### WHAT THIS TASK INVOLVES
Copy the listing below in full and skip every picture.

### INFORMATION SHOWN
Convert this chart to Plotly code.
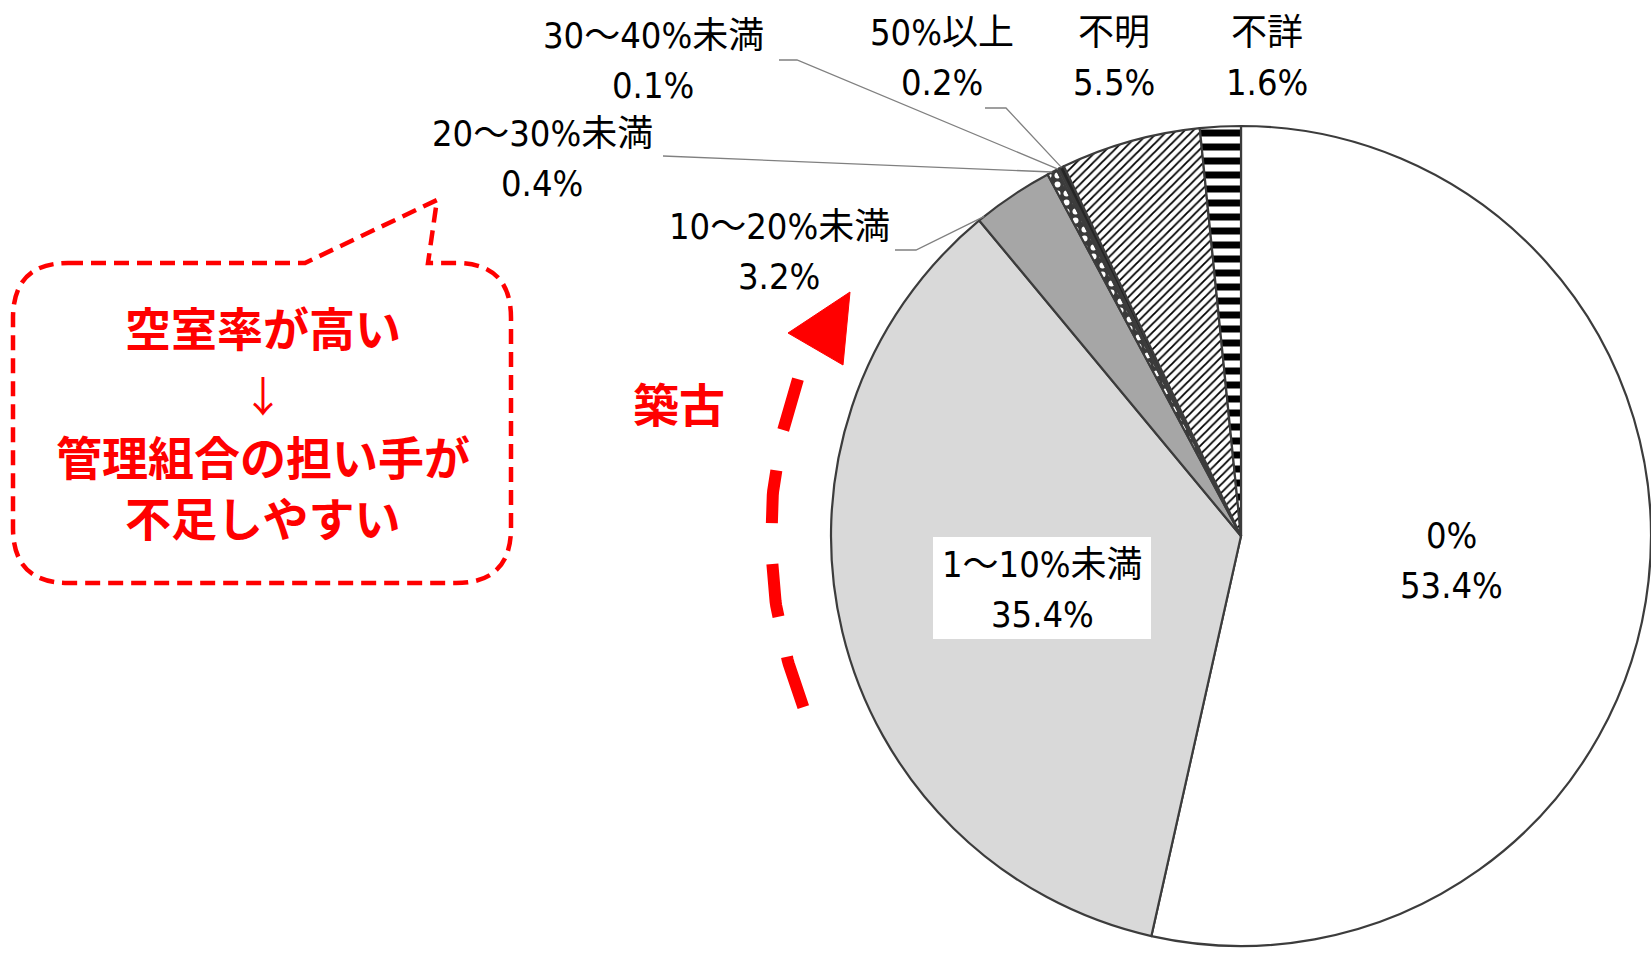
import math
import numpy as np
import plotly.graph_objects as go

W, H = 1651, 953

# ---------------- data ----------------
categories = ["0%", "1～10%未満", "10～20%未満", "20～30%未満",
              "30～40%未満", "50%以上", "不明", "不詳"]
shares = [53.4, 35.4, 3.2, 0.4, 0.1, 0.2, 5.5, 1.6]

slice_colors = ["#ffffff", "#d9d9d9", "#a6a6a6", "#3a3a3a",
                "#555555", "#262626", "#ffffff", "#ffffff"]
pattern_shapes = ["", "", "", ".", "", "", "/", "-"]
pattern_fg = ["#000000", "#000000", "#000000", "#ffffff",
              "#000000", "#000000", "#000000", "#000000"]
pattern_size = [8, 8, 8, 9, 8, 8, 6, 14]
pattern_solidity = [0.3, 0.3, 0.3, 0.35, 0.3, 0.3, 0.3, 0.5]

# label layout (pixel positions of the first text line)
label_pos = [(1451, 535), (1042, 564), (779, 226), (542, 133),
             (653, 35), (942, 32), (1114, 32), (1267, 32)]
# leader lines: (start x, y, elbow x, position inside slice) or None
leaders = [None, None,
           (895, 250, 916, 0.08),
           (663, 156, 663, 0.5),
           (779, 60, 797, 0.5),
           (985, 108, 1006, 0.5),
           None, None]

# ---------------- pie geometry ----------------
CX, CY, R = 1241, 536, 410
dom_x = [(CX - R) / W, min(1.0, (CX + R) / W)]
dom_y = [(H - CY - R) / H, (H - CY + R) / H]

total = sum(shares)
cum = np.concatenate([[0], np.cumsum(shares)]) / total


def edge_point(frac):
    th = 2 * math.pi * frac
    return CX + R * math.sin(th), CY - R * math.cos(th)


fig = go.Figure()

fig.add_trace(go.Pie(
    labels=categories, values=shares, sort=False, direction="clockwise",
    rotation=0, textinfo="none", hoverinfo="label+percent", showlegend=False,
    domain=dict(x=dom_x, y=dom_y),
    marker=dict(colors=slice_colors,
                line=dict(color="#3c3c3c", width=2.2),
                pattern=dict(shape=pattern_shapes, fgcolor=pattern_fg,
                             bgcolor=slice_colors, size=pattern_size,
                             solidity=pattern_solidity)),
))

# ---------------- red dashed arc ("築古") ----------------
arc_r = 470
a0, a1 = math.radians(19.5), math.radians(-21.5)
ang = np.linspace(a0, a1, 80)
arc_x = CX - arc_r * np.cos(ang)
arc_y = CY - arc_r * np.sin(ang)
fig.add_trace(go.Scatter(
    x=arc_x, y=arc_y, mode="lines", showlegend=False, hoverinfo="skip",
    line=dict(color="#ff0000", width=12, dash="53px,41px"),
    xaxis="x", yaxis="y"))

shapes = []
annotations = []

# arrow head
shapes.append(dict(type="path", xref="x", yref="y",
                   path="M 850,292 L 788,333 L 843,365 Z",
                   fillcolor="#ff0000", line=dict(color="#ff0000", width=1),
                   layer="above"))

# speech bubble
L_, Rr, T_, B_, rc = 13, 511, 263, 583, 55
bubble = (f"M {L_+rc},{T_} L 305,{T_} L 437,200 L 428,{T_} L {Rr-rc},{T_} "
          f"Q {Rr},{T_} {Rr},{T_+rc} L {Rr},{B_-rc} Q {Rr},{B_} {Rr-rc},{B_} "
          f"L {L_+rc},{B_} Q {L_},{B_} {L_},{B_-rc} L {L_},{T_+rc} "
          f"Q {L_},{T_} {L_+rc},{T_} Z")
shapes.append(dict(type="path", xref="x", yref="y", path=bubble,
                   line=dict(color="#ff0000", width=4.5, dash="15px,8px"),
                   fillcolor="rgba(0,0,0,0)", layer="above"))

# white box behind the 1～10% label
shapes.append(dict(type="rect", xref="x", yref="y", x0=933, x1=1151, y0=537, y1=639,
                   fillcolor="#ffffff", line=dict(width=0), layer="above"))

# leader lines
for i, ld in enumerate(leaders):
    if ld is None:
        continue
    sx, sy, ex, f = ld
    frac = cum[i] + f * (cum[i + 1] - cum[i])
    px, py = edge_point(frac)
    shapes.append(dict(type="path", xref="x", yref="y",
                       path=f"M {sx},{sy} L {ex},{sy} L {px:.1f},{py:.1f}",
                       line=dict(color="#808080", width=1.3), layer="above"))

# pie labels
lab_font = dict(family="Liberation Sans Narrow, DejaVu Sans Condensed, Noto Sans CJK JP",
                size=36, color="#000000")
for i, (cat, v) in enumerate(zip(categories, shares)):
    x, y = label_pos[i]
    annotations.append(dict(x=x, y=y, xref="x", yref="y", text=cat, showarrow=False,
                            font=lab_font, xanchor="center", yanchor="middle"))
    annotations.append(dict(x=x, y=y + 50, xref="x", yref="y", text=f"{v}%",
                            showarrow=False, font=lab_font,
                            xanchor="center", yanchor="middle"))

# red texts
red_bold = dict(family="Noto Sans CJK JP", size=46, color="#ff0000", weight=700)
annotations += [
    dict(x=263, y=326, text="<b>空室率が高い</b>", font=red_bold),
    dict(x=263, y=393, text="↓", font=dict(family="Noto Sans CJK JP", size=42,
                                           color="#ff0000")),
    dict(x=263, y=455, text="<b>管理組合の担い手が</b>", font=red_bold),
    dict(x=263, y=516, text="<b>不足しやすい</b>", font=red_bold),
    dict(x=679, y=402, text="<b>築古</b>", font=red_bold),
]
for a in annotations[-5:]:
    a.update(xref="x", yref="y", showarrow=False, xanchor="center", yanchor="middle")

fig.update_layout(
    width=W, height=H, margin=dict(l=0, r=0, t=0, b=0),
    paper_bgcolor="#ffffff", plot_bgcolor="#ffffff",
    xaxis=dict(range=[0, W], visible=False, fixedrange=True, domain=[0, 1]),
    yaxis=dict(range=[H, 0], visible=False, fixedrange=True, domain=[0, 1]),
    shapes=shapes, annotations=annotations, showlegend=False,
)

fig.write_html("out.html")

### FINISHED ANSWER
Convert this chart to Plotly code.
import math
import numpy as np
import plotly.graph_objects as go

W, H = 1651, 953

# ---------------- data ----------------
categories = ["0%", "1～10%未満", "10～20%未満", "20～30%未満",
              "30～40%未満", "50%以上", "不明", "不詳"]
shares = [53.4, 35.4, 3.2, 0.4, 0.1, 0.2, 5.5, 1.6]

slice_colors = ["#ffffff", "#d9d9d9", "#a6a6a6", "#3a3a3a",
                "#555555", "#262626", "#ffffff", "#ffffff"]
pattern_shapes = ["", "", "", ".", "", "", "/", "-"]
pattern_fg = ["#000000", "#000000", "#000000", "#ffffff",
              "#000000", "#000000", "#000000", "#000000"]
pattern_size = [8, 8, 8, 9, 8, 8, 6, 14]
pattern_solidity = [0.3, 0.3, 0.3, 0.35, 0.3, 0.3, 0.3, 0.5]

# label layout (pixel positions of the first text line)
label_pos = [(1451, 535), (1042, 564), (779, 226), (542, 133),
             (653, 35), (942, 32), (1114, 32), (1267, 32)]
# leader lines: (start x, y, elbow x, position inside slice) or None
leaders = [None, None,
           (895, 250, 916, 0.08),
           (663, 156, 663, 0.5),
           (779, 60, 797, 0.5),
           (985, 108, 1006, 0.5),
           None, None]

# ---------------- pie geometry ----------------
CX, CY, R = 1241, 536, 410
dom_x = [(CX - R) / W, min(1.0, (CX + R) / W)]
dom_y = [(H - CY - R) / H, (H - CY + R) / H]

total = sum(shares)
cum = np.concatenate([[0], np.cumsum(shares)]) / total


def edge_point(frac):
    th = 2 * math.pi * frac
    return CX + R * math.sin(th), CY - R * math.cos(th)


fig = go.Figure()

fig.add_trace(go.Pie(
    labels=categories, values=shares, sort=False, direction="clockwise",
    rotation=0, textinfo="none", hoverinfo="label+percent", showlegend=False,
    domain=dict(x=dom_x, y=dom_y),
    marker=dict(colors=slice_colors,
                line=dict(color="#3c3c3c", width=2.2),
                pattern=dict(shape=pattern_shapes, fgcolor=pattern_fg,
                             bgcolor=slice_colors, size=pattern_size,
                             solidity=pattern_solidity)),
))

# ---------------- red dashed arc ("築古") ----------------
arc_r = 470
a0, a1 = math.radians(19.5), math.radians(-21.5)
ang = np.linspace(a0, a1, 80)
arc_x = CX - arc_r * np.cos(ang)
arc_y = CY - arc_r * np.sin(ang)
fig.add_trace(go.Scatter(
    x=arc_x, y=arc_y, mode="lines", showlegend=False, hoverinfo="skip",
    line=dict(color="#ff0000", width=12, dash="53px,41px"),
    xaxis="x", yaxis="y"))

shapes = []
annotations = []

# arrow head
shapes.append(dict(type="path", xref="x", yref="y",
                   path="M 850,292 L 788,333 L 843,365 Z",
                   fillcolor="#ff0000", line=dict(color="#ff0000", width=1),
                   layer="above"))

# speech bubble
L_, Rr, T_, B_, rc = 13, 511, 263, 583, 55
bubble = (f"M {L_+rc},{T_} L 305,{T_} L 437,200 L 428,{T_} L {Rr-rc},{T_} "
          f"Q {Rr},{T_} {Rr},{T_+rc} L {Rr},{B_-rc} Q {Rr},{B_} {Rr-rc},{B_} "
          f"L {L_+rc},{B_} Q {L_},{B_} {L_},{B_-rc} L {L_},{T_+rc} "
          f"Q {L_},{T_} {L_+rc},{T_} Z")
shapes.append(dict(type="path", xref="x", yref="y", path=bubble,
                   line=dict(color="#ff0000", width=4.5, dash="15px,8px"),
                   fillcolor="rgba(0,0,0,0)", layer="above"))

# white box behind the 1～10% label
shapes.append(dict(type="rect", xref="x", yref="y", x0=933, x1=1151, y0=537, y1=639,
                   fillcolor="#ffffff", line=dict(width=0), layer="above"))

# leader lines
for i, ld in enumerate(leaders):
    if ld is None:
        continue
    sx, sy, ex, f = ld
    frac = cum[i] + f * (cum[i + 1] - cum[i])
    px, py = edge_point(frac)
    shapes.append(dict(type="path", xref="x", yref="y",
                       path=f"M {sx},{sy} L {ex},{sy} L {px:.1f},{py:.1f}",
                       line=dict(color="#808080", width=1.3), layer="above"))

# pie labels
lab_font = dict(family="Liberation Sans Narrow, DejaVu Sans Condensed, Noto Sans CJK JP",
                size=36, color="#000000")
for i, (cat, v) in enumerate(zip(categories, shares)):
    x, y = label_pos[i]
    annotations.append(dict(x=x, y=y, xref="x", yref="y", text=cat, showarrow=False,
                            font=lab_font, xanchor="center", yanchor="middle"))
    annotations.append(dict(x=x, y=y + 50, xref="x", yref="y", text=f"{v}%",
                            showarrow=False, font=lab_font,
                            xanchor="center", yanchor="middle"))

# red texts
red_bold = dict(family="Noto Sans CJK JP", size=46, color="#ff0000", weight=700)
annotations += [
    dict(x=263, y=326, text="<b>空室率が高い</b>", font=red_bold),
    dict(x=263, y=393, text="↓", font=dict(family="Noto Sans CJK JP", size=42,
                                           color="#ff0000")),
    dict(x=263, y=455, text="<b>管理組合の担い手が</b>", font=red_bold),
    dict(x=263, y=516, text="<b>不足しやすい</b>", font=red_bold),
    dict(x=679, y=402, text="<b>築古</b>", font=red_bold),
]
for a in annotations[-5:]:
    a.update(xref="x", yref="y", showarrow=False, xanchor="center", yanchor="middle")

fig.update_layout(
    width=W, height=H, margin=dict(l=0, r=0, t=0, b=0),
    paper_bgcolor="#ffffff", plot_bgcolor="#ffffff",
    xaxis=dict(range=[0, W], visible=False, fixedrange=True, domain=[0, 1]),
    yaxis=dict(range=[H, 0], visible=False, fixedrange=True, domain=[0, 1]),
    shapes=shapes, annotations=annotations, showlegend=False,
)

fig.write_html("out.html")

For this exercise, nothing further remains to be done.